- [INSTRUCTION] Pictures stay out of this copy, which runs from the first line of the material through the line containing "import numpy as np".
** Start of ROWS **
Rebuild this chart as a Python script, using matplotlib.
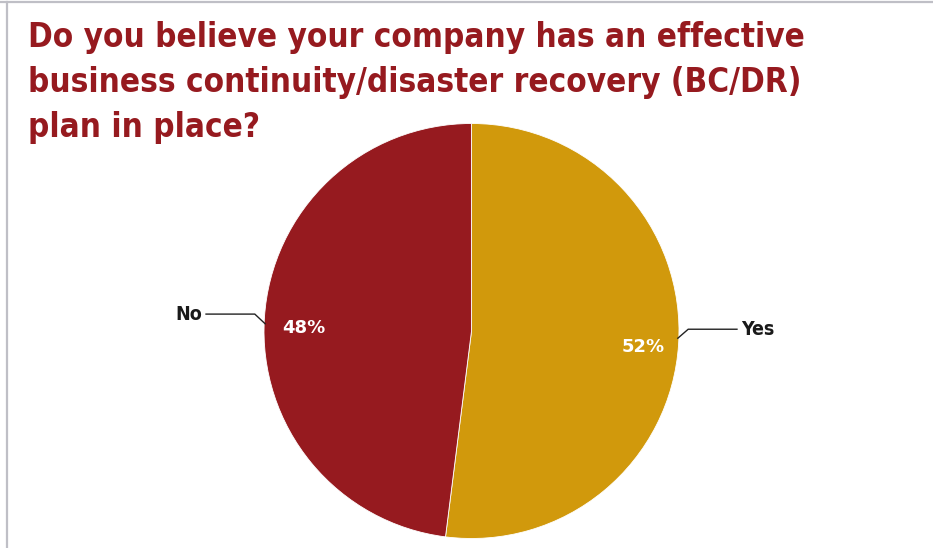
import matplotlib
matplotlib.use("Agg")
import matplotlib.pyplot as plt
from matplotlib.lines import Line2D
import numpy as np

labels = ["Yes", "No"]
values = [52, 48]
colors = ["#d1990c", "#961a1f"]
title_lines = [
    "Do you believe your company has an effective",
    "business continuity/disaster recovery (BC/DR)",
    "plan in place?",
]

W, H = 933, 548
fig = plt.figure(figsize=(W / 100, H / 100), dpi=100)
fig.patch.set_facecolor("white")

# frame lines along the top and left edge
fig.add_artist(Line2D([0, 1], [1 - 1.5 / H, 1 - 1.5 / H], color="#bfbfc6", lw=1.6))
fig.add_artist(Line2D([6.5 / W, 6.5 / W], [0, 1 - 1.5 / H], color="#bfbfc6", lw=1.6))

# title, fitted to a fixed line width
target_w = 775
baselines = [47, 92, 137]
texts = []
for line, by in zip(title_lines, baselines):
    t = fig.text(28 / W, 1 - by / H, line, family="DejaVu Sans", fontstretch="condensed",
                 weight="bold", fontsize=29, color="#961a1f", ha="left", va="baseline")
    texts.append(t)
fig.canvas.draw()
r = fig.canvas.get_renderer()
w0 = texts[0].get_window_extent(r).width
fs = 29 * target_w / w0
for t in texts:
    t.set_fontsize(fs)

# pie
cx, cy, rad = 471.5, 331, 207.5
ax = fig.add_axes([(cx - rad) / W, (H - cy - rad) / H, 2 * rad / W, 2 * rad / H])
wedges, _, autotexts = ax.pie(values, colors=colors, startangle=90, counterclock=False,
                              radius=1, autopct="%d%%", pctdistance=0.81,
                              wedgeprops=dict(linewidth=0.6, edgecolor="white"),
                              textprops=dict(color="white", fontsize=13, weight="bold",
                                             family="DejaVu Sans"))
ax.set_xlim(-1, 1)
ax.set_ylim(-1, 1)
ax.set_aspect("equal")
ax.axis("off")

# nudge the percentage labels slightly below the mid-angle
for t in autotexts:
    x, y = t.get_position()
    if x > 0:
        t.set_position((x + 0.02, y - 0.028))
    else:
        t.set_position((x, y - 0.035))

# leader lines and category labels
for w, lab in zip(wedges, labels):
    ang = np.deg2rad((w.theta1 + w.theta2) / 2 + 1.6)
    x0, y0 = 0.995 * np.cos(ang), 0.995 * np.sin(ang)
    x1, y1 = 1.045 * np.cos(ang), 1.045 * np.sin(ang) + 0.045
    side = 1 if x0 > 0 else -1
    x2 = x1 + side * 0.235
    ax.plot([x0, x1, x2], [y0, y1, y1], color="#222222", lw=1.0, clip_on=False,
            solid_joinstyle="miter")
    ax.text(x2 + side * 0.018, y1, lab, ha="left" if side > 0 else "right",
            va="center", fontsize=14, weight="bold", color="#1a1a1a",
            family="DejaVu Sans", fontstretch="condensed")

fig.savefig("out.png", dpi=100, facecolor="white")
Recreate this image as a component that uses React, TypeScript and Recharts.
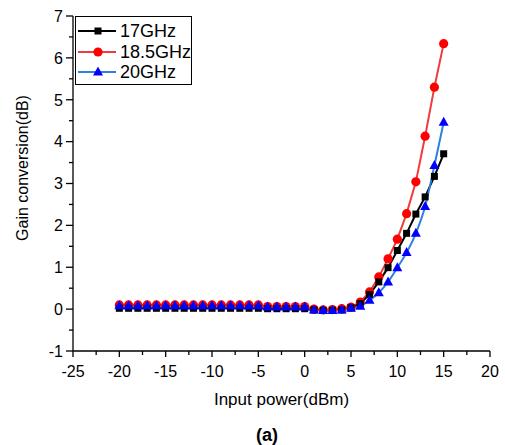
import React from 'react';
import { LineChart, Line, XAxis, YAxis } from 'recharts';

const inputPower = [-20, -19, -18, -17, -16, -15, -14, -13, -12, -11, -10, -9, -8, -7, -6, -5, -4, -3, -2, -1, 0, 1, 2, 3, 4, 5, 6, 7, 8, 9, 10, 11, 12, 13, 14, 15];
const gain17 = [0.02, 0.02, 0.02, 0.02, 0.02, 0.02, 0.02, 0.02, 0.02, 0.02, 0.02, 0.02, 0.02, 0.02, 0.02, 0.02, 0.01, 0.01, 0.01, 0.01, 0.01, -0.02, -0.03, -0.03, -0.02, 0.03, 0.13, 0.35, 0.65, 0.99, 1.4, 1.81, 2.27, 2.68, 3.17, 3.71];
const gain185 = [0.1, 0.1, 0.1, 0.1, 0.1, 0.1, 0.1, 0.1, 0.1, 0.1, 0.1, 0.1, 0.1, 0.1, 0.1, 0.1, 0.06, 0.06, 0.06, 0.06, 0.06, 0.0, -0.02, -0.01, 0.01, 0.05, 0.17, 0.41, 0.77, 1.2, 1.67, 2.28, 3.04, 4.13, 5.3, 6.34];
const gain20 = [0.08, 0.08, 0.08, 0.08, 0.08, 0.08, 0.08, 0.08, 0.08, 0.08, 0.08, 0.08, 0.08, 0.08, 0.08, 0.08, 0.05, 0.05, 0.05, 0.05, 0.05, -0.02, -0.03, -0.03, -0.02, 0.02, 0.07, 0.21, 0.39, 0.65, 0.99, 1.35, 1.81, 2.45, 3.43, 4.46];

const xTicks = [-25, -22.5, -20, -17.5, -15, -12.5, -10, -7.5, -5, -2.5, 0, 2.5, 5, 7.5, 10, 12.5, 15, 17.5, 20];
const yTicks = [-1, -0.5, 0, 0.5, 1, 1.5, 2, 2.5, 3, 3.5, 4, 4.5, 5, 5.5, 6, 6.5, 7];
const seriesNames = ['17GHz', '18.5GHz', '20GHz'];

const data = inputPower.map((p, i) => ({ p, a: gain17[i], b: gain185[i], c: gain20[i] }));

const FONT = '"Liberation Sans", Arial, sans-serif';

const Square = ({ cx, cy, fill }: any) => <rect x={cx - 3.5} y={cy - 3.5} width={7} height={7} fill={fill} />;
const Circle = ({ cx, cy, fill }: any) => <circle cx={cx} cy={cy} r={4.6} fill={fill} />;
const Tri = ({ cx, cy, fill }: any) => (
  <polygon points={`${cx},${cy - 5.5} ${cx + 5},${cy + 3.5} ${cx - 5},${cy + 3.5}`} fill={fill} />
);

const XTick = ({ x, y, payload }: any) => {
  const v = payload.value;
  const major = Math.abs(v % 5) < 1e-6;
  return (
    <g>
      <line x1={x} x2={x} y1={y} y2={y + (major ? 6 : 4)} stroke="#000" strokeWidth={1.3} />
      {major && (
        <text x={x} y={y + 20} dy="0.36em" textAnchor="middle" fontSize={16} fontFamily={FONT} fill="#000">
          {v}
        </text>
      )}
    </g>
  );
};

const YTick = ({ x, y, payload }: any) => {
  const v = payload.value;
  const major = Math.abs(v % 1) < 1e-6;
  return (
    <g>
      <line x1={x} x2={x - (major ? 7 : 4)} y1={y} y2={y} stroke="#000" strokeWidth={1.3} />
      {major && (
        <text x={x - 10} y={y} dy="0.36em" textAnchor="end" fontSize={16} fontFamily={FONT} fill="#000">
          {v}
        </text>
      )}
    </g>
  );
};

const legendItems = [
  { name: seriesNames[0], line: '#000000', mark: '#000000', Shape: Square },
  { name: seriesNames[1], line: '#F03C3C', mark: '#FF0000', Shape: Circle },
  { name: seriesNames[2], line: '#2F80E0', mark: '#0000FF', Shape: Tri },
];

export default function App() {
  return (
    <div style={{ position: 'absolute', left: 0, top: 0, width: 505, height: 445, background: '#fff', fontFamily: FONT }}>
      <LineChart width={505} height={445} data={data} margin={{ top: 16, right: 15, bottom: 64, left: 0 }}>
        <XAxis
          dataKey="p"
          type="number"
          domain={[-25, 20]}
          ticks={xTicks}
          interval={0}
          tickSize={0}
          tickMargin={0}
          tickLine={false}
          tick={<XTick />}
          height={30}
          axisLine={{ stroke: '#000', strokeWidth: 1.3 }}
        />
        <XAxis xAxisId="top" orientation="top" dataKey="p" type="number" domain={[-25, 20]} height={0} tick={false} tickLine={false} axisLine={{ stroke: '#000', strokeWidth: 1.3 }} />
        <YAxis
          type="number"
          domain={[-1, 7]}
          ticks={yTicks}
          interval={0}
          tickSize={0}
          tickMargin={0}
          tickLine={false}
          tick={<YTick />}
          width={73}
          axisLine={{ stroke: '#000', strokeWidth: 1.3 }}
        />
        <YAxis yAxisId="right" orientation="right" type="number" domain={[-1, 7]} width={0} tick={false} tickLine={false} axisLine={{ stroke: '#000', strokeWidth: 1.3 }} />
        <Line
          dataKey="b"
          type="linear"
          stroke="#F03C3C"
          strokeWidth={2}
          isAnimationActive={false}
          dot={(p: any) => <Circle key={`b${p.index}`} cx={p.cx} cy={p.cy} fill="#FF0000" />}
        />
        <Line
          dataKey="a"
          type="linear"
          stroke="#000000"
          strokeWidth={2}
          isAnimationActive={false}
          dot={(p: any) => <Square key={`a${p.index}`} cx={p.cx} cy={p.cy} fill="#000000" />}
        />
        <Line
          dataKey="c"
          type="monotone"
          stroke="#2F80E0"
          strokeWidth={2}
          isAnimationActive={false}
          dot={(p: any) => <Tri key={`c${p.index}`} cx={p.cx} cy={p.cy} fill="#0000FF" />}
        />
      </LineChart>

      <div
        style={{
          position: 'absolute',
          left: 75,
          top: 16,
          width: 117,
          height: 69,
          border: '1px solid #000',
          boxSizing: 'border-box',
          background: '#fff',
        }}
      >
        {legendItems.map((it, i) => (
          <div key={it.name} style={{ position: 'absolute', left: 0, top: 4 + i * 20.5, height: 20, width: 116, display: 'flex', alignItems: 'center' }}>
            <svg width={42} height={20} style={{ display: 'block' }}>
              <line x1={2} x2={40} y1={10} y2={10} stroke={it.line} strokeWidth={2} />
              <it.Shape cx={22} cy={10} fill={it.mark} />
            </svg>
            <span style={{ fontSize: 18, lineHeight: '20px', color: '#000', marginLeft: 2 }}>{it.name}</span>
          </div>
        ))}
      </div>

      <div style={{ position: 'absolute', left: 0, width: 563, top: 390, textAlign: 'center', fontSize: 17, lineHeight: '20px', color: '#000' }}>
        Input power(dBm)
      </div>
      <div
        style={{
          position: 'absolute',
          left: 23 - 100,
          top: 168 - 10,
          width: 200,
          height: 20,
          textAlign: 'center',
          fontSize: 16,
          lineHeight: '20px',
          color: '#000',
          transform: 'rotate(-90deg)',
          transformOrigin: '100px 10px',
        }}
      >
        Gain conversion(dB)
      </div>
      <div style={{ position: 'absolute', left: 167, width: 200, top: 425, textAlign: 'center', fontSize: 18, fontWeight: 'bold', lineHeight: '20px', color: '#000' }}>
        (a)
      </div>
    </div>
  );
}
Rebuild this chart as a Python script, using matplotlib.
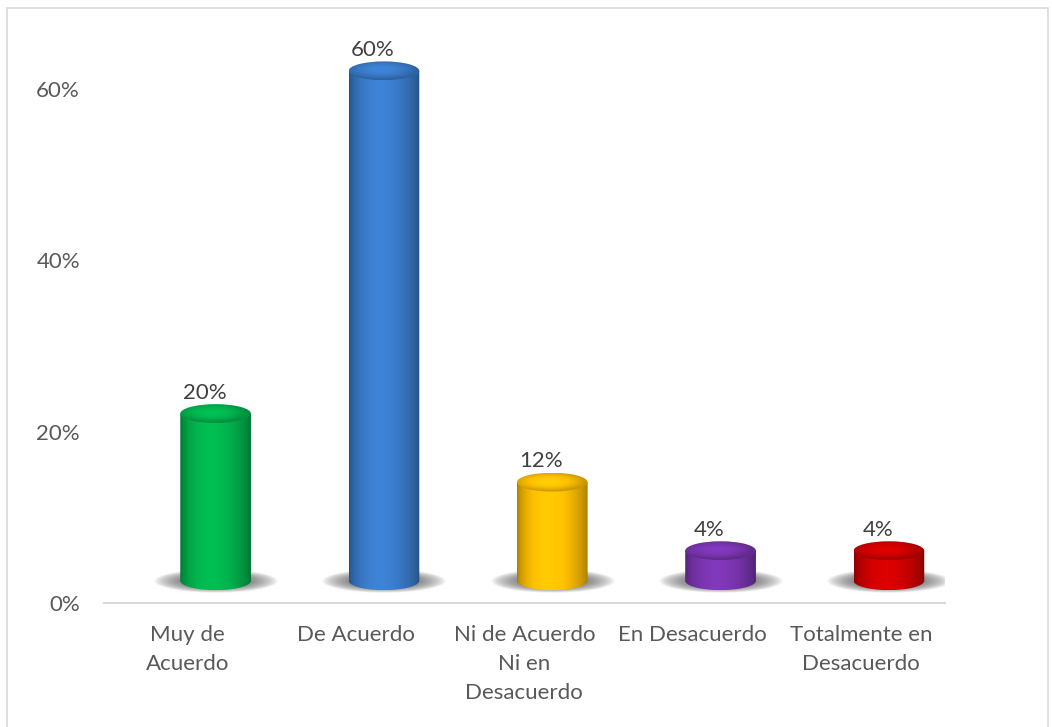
** End of ROWS **
- [FINAL RESULT]
Rebuild this chart as a Python script, using matplotlib.
import matplotlib
matplotlib.use("Agg")
import matplotlib.pyplot as plt
from matplotlib.lines import Line2D
import numpy as np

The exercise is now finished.